What you are asked to do
Return all the data below as it stands, minus the pictures.

· · · · · · ·

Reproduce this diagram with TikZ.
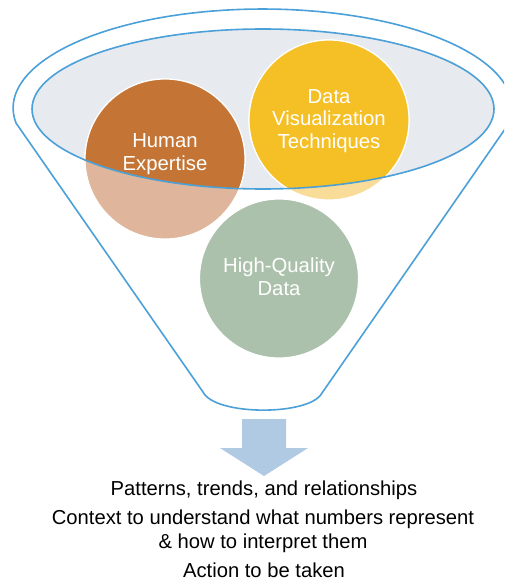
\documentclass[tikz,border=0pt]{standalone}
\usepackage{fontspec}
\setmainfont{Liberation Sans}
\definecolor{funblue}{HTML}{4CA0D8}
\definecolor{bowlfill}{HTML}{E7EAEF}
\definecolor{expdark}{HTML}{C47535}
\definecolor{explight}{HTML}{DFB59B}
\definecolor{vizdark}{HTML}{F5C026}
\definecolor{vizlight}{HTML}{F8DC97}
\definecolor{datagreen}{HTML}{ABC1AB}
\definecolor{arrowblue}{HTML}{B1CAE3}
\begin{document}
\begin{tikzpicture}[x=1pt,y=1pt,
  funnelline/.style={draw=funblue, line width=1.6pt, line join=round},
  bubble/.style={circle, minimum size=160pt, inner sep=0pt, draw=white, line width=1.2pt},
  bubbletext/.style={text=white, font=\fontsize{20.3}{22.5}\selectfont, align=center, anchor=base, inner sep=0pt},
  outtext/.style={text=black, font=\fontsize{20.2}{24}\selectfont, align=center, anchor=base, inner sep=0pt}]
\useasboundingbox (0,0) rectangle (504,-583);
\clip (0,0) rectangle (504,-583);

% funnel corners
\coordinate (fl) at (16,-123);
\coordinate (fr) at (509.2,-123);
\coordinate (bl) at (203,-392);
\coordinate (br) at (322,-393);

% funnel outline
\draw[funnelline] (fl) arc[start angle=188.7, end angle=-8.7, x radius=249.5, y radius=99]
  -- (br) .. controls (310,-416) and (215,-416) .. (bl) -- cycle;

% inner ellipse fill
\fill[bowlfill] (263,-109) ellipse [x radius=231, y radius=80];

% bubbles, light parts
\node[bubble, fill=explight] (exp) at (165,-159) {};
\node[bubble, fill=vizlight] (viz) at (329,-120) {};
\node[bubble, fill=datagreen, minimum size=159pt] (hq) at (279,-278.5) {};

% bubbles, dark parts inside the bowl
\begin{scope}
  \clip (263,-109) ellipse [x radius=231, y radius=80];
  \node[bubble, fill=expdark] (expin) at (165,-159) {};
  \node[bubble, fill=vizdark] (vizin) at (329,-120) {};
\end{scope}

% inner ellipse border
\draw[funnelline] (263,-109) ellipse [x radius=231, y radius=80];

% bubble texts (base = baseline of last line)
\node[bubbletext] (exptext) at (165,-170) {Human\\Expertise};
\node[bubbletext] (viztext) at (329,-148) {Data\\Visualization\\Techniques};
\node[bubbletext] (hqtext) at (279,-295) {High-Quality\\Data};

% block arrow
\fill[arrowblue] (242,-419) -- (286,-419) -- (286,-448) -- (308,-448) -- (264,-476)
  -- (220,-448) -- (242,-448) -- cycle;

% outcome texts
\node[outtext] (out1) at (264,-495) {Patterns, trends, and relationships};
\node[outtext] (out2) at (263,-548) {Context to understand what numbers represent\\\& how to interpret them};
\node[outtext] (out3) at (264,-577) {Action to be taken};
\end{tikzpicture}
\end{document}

· · · · · · ·

Exercise output
Reproduce this diagram with TikZ.
\documentclass[tikz,border=0pt]{standalone}
\usepackage{fontspec}
\setmainfont{Liberation Sans}
\definecolor{funblue}{HTML}{4CA0D8}
\definecolor{bowlfill}{HTML}{E7EAEF}
\definecolor{expdark}{HTML}{C47535}
\definecolor{explight}{HTML}{DFB59B}
\definecolor{vizdark}{HTML}{F5C026}
\definecolor{vizlight}{HTML}{F8DC97}
\definecolor{datagreen}{HTML}{ABC1AB}
\definecolor{arrowblue}{HTML}{B1CAE3}
\begin{document}
\begin{tikzpicture}[x=1pt,y=1pt,
  funnelline/.style={draw=funblue, line width=1.6pt, line join=round},
  bubble/.style={circle, minimum size=160pt, inner sep=0pt, draw=white, line width=1.2pt},
  bubbletext/.style={text=white, font=\fontsize{20.3}{22.5}\selectfont, align=center, anchor=base, inner sep=0pt},
  outtext/.style={text=black, font=\fontsize{20.2}{24}\selectfont, align=center, anchor=base, inner sep=0pt}]
\useasboundingbox (0,0) rectangle (504,-583);
\clip (0,0) rectangle (504,-583);

% funnel corners
\coordinate (fl) at (16,-123);
\coordinate (fr) at (509.2,-123);
\coordinate (bl) at (203,-392);
\coordinate (br) at (322,-393);

% funnel outline
\draw[funnelline] (fl) arc[start angle=188.7, end angle=-8.7, x radius=249.5, y radius=99]
  -- (br) .. controls (310,-416) and (215,-416) .. (bl) -- cycle;

% inner ellipse fill
\fill[bowlfill] (263,-109) ellipse [x radius=231, y radius=80];

% bubbles, light parts
\node[bubble, fill=explight] (exp) at (165,-159) {};
\node[bubble, fill=vizlight] (viz) at (329,-120) {};
\node[bubble, fill=datagreen, minimum size=159pt] (hq) at (279,-278.5) {};

% bubbles, dark parts inside the bowl
\begin{scope}
  \clip (263,-109) ellipse [x radius=231, y radius=80];
  \node[bubble, fill=expdark] (expin) at (165,-159) {};
  \node[bubble, fill=vizdark] (vizin) at (329,-120) {};
\end{scope}

% inner ellipse border
\draw[funnelline] (263,-109) ellipse [x radius=231, y radius=80];

% bubble texts (base = baseline of last line)
\node[bubbletext] (exptext) at (165,-170) {Human\\Expertise};
\node[bubbletext] (viztext) at (329,-148) {Data\\Visualization\\Techniques};
\node[bubbletext] (hqtext) at (279,-295) {High-Quality\\Data};

% block arrow
\fill[arrowblue] (242,-419) -- (286,-419) -- (286,-448) -- (308,-448) -- (264,-476)
  -- (220,-448) -- (242,-448) -- cycle;

% outcome texts
\node[outtext] (out1) at (264,-495) {Patterns, trends, and relationships};
\node[outtext] (out2) at (263,-548) {Context to understand what numbers represent\\\& how to interpret them};
\node[outtext] (out3) at (264,-577) {Action to be taken};
\end{tikzpicture}
\end{document}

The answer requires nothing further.